● **What the task asks**
Output every line exactly as written. Leave out pictures.

● **Dataset content**
>> begin
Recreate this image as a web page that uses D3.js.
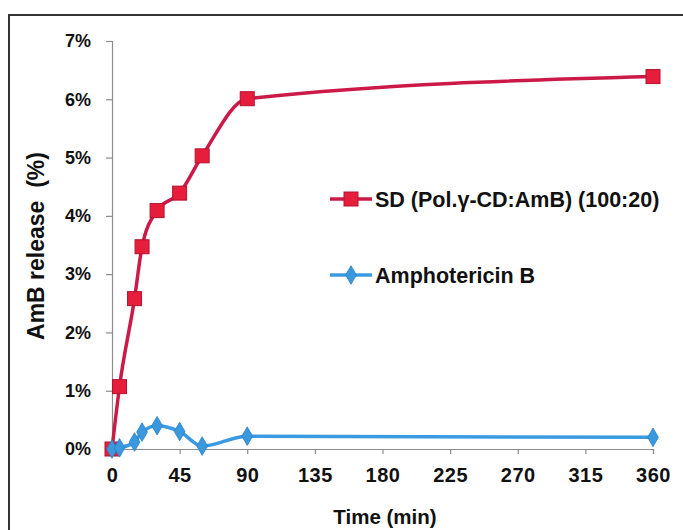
<!DOCTYPE html>
<html>
<head>
<meta charset="utf-8">
<script src="https://cdn.jsdelivr.net/npm/d3@7"></script>
<style>
  html, body { margin: 0; padding: 0; background: #fff; }
  svg { display: block; }
  text { font-family: "Liberation Sans", Arial, sans-serif; font-weight: bold; fill: #111; }
</style>
</head>
<body>
<svg id="chart" width="683" height="530"></svg>
<script>
// ---- data ----
const timeMin = [0, 5, 15, 20, 30, 45, 60, 90, 360];
const sdRelease = [0, 1.07, 2.58, 3.47, 4.09, 4.39, 5.03, 6.01, 6.39];
const ambRelease = [0, 0.02, 0.12, 0.29, 0.40, 0.30, 0.05, 0.22, 0.20];
const xTickValues = [0, 45, 90, 135, 180, 225, 270, 315, 360];
const yTickValues = [0, 1, 2, 3, 4, 5, 6, 7];
const seriesNames = ["SD (Pol.\u03B3-CD:AmB) (100:20)", "Amphotericin B"];
const xTitle = "Time (min)";
const yTitle = "AmB release\u00A0\u00A0(%)";

// ---- layout ----
const svg = d3.select("#chart");
const x = d3.scaleLinear().domain([0, 360]).range([112, 653]);
const y = d3.scaleLinear().domain([0, 7]).range([449, 41]);

// frame
svg.append("rect").attr("x", 9).attr("y", 15).attr("width", 700).attr("height", 540)
  .attr("fill", "#fff").attr("stroke", "#333").attr("stroke-width", 2);

// axes
const yAxis = svg.append("g").attr("transform", "translate(112,0)")
  .call(d3.axisLeft(y).tickValues(yTickValues).tickFormat(d => d + "%").tickSize(6).tickPadding(15));
const xAxis = svg.append("g").attr("transform", "translate(0,449)")
  .call(d3.axisBottom(x).tickValues(xTickValues).tickSize(5).tickPadding(14));
[yAxis, xAxis].forEach(g => {
  g.select(".domain").attr("stroke", "#8c8c8c").attr("stroke-width", 1.2);
  g.selectAll(".tick line").attr("stroke", "#8c8c8c").attr("stroke-width", 1.2);
  g.selectAll("text").attr("fill", "#111").style("font-family", '"Liberation Sans", Arial, sans-serif').style("font-weight", "bold");
});
yAxis.selectAll("text").style("font-size", "18px");
xAxis.selectAll("text").style("font-size", "20px").style("letter-spacing", "0.5px");

// titles
svg.append("text").attr("x", 385).attr("y", 524).attr("text-anchor", "middle")
  .style("font-size", "20.5px").text(xTitle);
svg.append("text").attr("transform", "translate(44,246) rotate(-90)").attr("text-anchor", "middle")
  .style("font-size", "23px").text(yTitle);

// lines
const curve = d3.curveMonotoneX;
const sdPts = timeMin.map((t, i) => [t, sdRelease[i]]);
const ambPts = timeMin.map((t, i) => [t, ambRelease[i]]);
const line = d3.line().x(d => x(d[0])).y(d => y(d[1])).curve(curve);

const redLine = "#cc1a48", redFill = "#e61e3c", redEdge = "#b3122e";
const blueLine = "#3b9be0", blueFill = "#3a98de", blueEdge = "#2a7fc4";

svg.append("path").datum(sdPts).attr("d", line).attr("fill", "none")
  .attr("stroke", redLine).attr("stroke-width", 3.5);
const sq = 14;
svg.append("g").selectAll("rect").data(sdPts).join("rect")
  .attr("x", d => x(d[0]) - sq / 2).attr("y", d => y(d[1]) - sq / 2)
  .attr("width", sq).attr("height", sq)
  .attr("fill", redFill).attr("stroke", redEdge).attr("stroke-width", 1);

svg.append("path").datum(ambPts).attr("d", line).attr("fill", "none")
  .attr("stroke", blueLine).attr("stroke-width", 3.5);
const diamond = d3.symbol().type(d3.symbolDiamond).size(100);
svg.append("g").selectAll("path").data(ambPts).join("path")
  .attr("d", diamond)
  .attr("transform", d => `translate(${x(d[0])},${y(d[1])})`)
  .attr("fill", blueFill).attr("stroke", blueEdge).attr("stroke-width", 0.8);

// legend
const legend = svg.append("g");
const legItems = [
  { name: seriesNames[0], y: 199, color: redLine, fill: redFill, edge: redEdge, type: "square" },
  { name: seriesNames[1], y: 275, color: blueLine, fill: blueFill, edge: blueEdge, type: "diamond" }
];
legItems.forEach(it => {
  legend.append("line").attr("x1", 330).attr("x2", 372).attr("y1", it.y).attr("y2", it.y)
    .attr("stroke", it.color).attr("stroke-width", 3.5);
  if (it.type === "square") {
    legend.append("rect").attr("x", 351 - 7).attr("y", it.y - 7).attr("width", 14).attr("height", 14)
      .attr("fill", it.fill).attr("stroke", it.edge);
  } else {
    legend.append("path").attr("d", diamond).attr("transform", `translate(351,${it.y})`)
      .attr("fill", it.fill).attr("stroke", it.edge).attr("stroke-width", 0.8);
  }
  legend.append("text").attr("x", 375).attr("y", it.y + 7.5).style("font-size", "21.5px").text(it.name);
});
</script>
</body>
</html>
>> end
● **Solution to the problem**
Recreate this image as a web page that uses D3.js.
<!DOCTYPE html>
<html>
<head>
<meta charset="utf-8">
<script src="https://cdn.jsdelivr.net/npm/d3@7"></script>
<style>
  html, body { margin: 0; padding: 0; background: #fff; }
  svg { display: block; }
  text { font-family: "Liberation Sans", Arial, sans-serif; font-weight: bold; fill: #111; }
</style>
</head>
<body>
<svg id="chart" width="683" height="530"></svg>
<script>
// ---- data ----
const timeMin = [0, 5, 15, 20, 30, 45, 60, 90, 360];
const sdRelease = [0, 1.07, 2.58, 3.47, 4.09, 4.39, 5.03, 6.01, 6.39];
const ambRelease = [0, 0.02, 0.12, 0.29, 0.40, 0.30, 0.05, 0.22, 0.20];
const xTickValues = [0, 45, 90, 135, 180, 225, 270, 315, 360];
const yTickValues = [0, 1, 2, 3, 4, 5, 6, 7];
const seriesNames = ["SD (Pol.\u03B3-CD:AmB) (100:20)", "Amphotericin B"];
const xTitle = "Time (min)";
const yTitle = "AmB release\u00A0\u00A0(%)";

// ---- layout ----
const svg = d3.select("#chart");
const x = d3.scaleLinear().domain([0, 360]).range([112, 653]);
const y = d3.scaleLinear().domain([0, 7]).range([449, 41]);

// frame
svg.append("rect").attr("x", 9).attr("y", 15).attr("width", 700).attr("height", 540)
  .attr("fill", "#fff").attr("stroke", "#333").attr("stroke-width", 2);

// axes
const yAxis = svg.append("g").attr("transform", "translate(112,0)")
  .call(d3.axisLeft(y).tickValues(yTickValues).tickFormat(d => d + "%").tickSize(6).tickPadding(15));
const xAxis = svg.append("g").attr("transform", "translate(0,449)")
  .call(d3.axisBottom(x).tickValues(xTickValues).tickSize(5).tickPadding(14));
[yAxis, xAxis].forEach(g => {
  g.select(".domain").attr("stroke", "#8c8c8c").attr("stroke-width", 1.2);
  g.selectAll(".tick line").attr("stroke", "#8c8c8c").attr("stroke-width", 1.2);
  g.selectAll("text").attr("fill", "#111").style("font-family", '"Liberation Sans", Arial, sans-serif').style("font-weight", "bold");
});
yAxis.selectAll("text").style("font-size", "18px");
xAxis.selectAll("text").style("font-size", "20px").style("letter-spacing", "0.5px");

// titles
svg.append("text").attr("x", 385).attr("y", 524).attr("text-anchor", "middle")
  .style("font-size", "20.5px").text(xTitle);
svg.append("text").attr("transform", "translate(44,246) rotate(-90)").attr("text-anchor", "middle")
  .style("font-size", "23px").text(yTitle);

// lines
const curve = d3.curveMonotoneX;
const sdPts = timeMin.map((t, i) => [t, sdRelease[i]]);
const ambPts = timeMin.map((t, i) => [t, ambRelease[i]]);
const line = d3.line().x(d => x(d[0])).y(d => y(d[1])).curve(curve);

const redLine = "#cc1a48", redFill = "#e61e3c", redEdge = "#b3122e";
const blueLine = "#3b9be0", blueFill = "#3a98de", blueEdge = "#2a7fc4";

svg.append("path").datum(sdPts).attr("d", line).attr("fill", "none")
  .attr("stroke", redLine).attr("stroke-width", 3.5);
const sq = 14;
svg.append("g").selectAll("rect").data(sdPts).join("rect")
  .attr("x", d => x(d[0]) - sq / 2).attr("y", d => y(d[1]) - sq / 2)
  .attr("width", sq).attr("height", sq)
  .attr("fill", redFill).attr("stroke", redEdge).attr("stroke-width", 1);

svg.append("path").datum(ambPts).attr("d", line).attr("fill", "none")
  .attr("stroke", blueLine).attr("stroke-width", 3.5);
const diamond = d3.symbol().type(d3.symbolDiamond).size(100);
svg.append("g").selectAll("path").data(ambPts).join("path")
  .attr("d", diamond)
  .attr("transform", d => `translate(${x(d[0])},${y(d[1])})`)
  .attr("fill", blueFill).attr("stroke", blueEdge).attr("stroke-width", 0.8);

// legend
const legend = svg.append("g");
const legItems = [
  { name: seriesNames[0], y: 199, color: redLine, fill: redFill, edge: redEdge, type: "square" },
  { name: seriesNames[1], y: 275, color: blueLine, fill: blueFill, edge: blueEdge, type: "diamond" }
];
legItems.forEach(it => {
  legend.append("line").attr("x1", 330).attr("x2", 372).attr("y1", it.y).attr("y2", it.y)
    .attr("stroke", it.color).attr("stroke-width", 3.5);
  if (it.type === "square") {
    legend.append("rect").attr("x", 351 - 7).attr("y", it.y - 7).attr("width", 14).attr("height", 14)
      .attr("fill", it.fill).attr("stroke", it.edge);
  } else {
    legend.append("path").attr("d", diamond).attr("transform", `translate(351,${it.y})`)
      .attr("fill", it.fill).attr("stroke", it.edge).attr("stroke-width", 0.8);
  }
  legend.append("text").attr("x", 375).attr("y", it.y + 7.5).style("font-size", "21.5px").text(it.name);
});
</script>
</body>
</html>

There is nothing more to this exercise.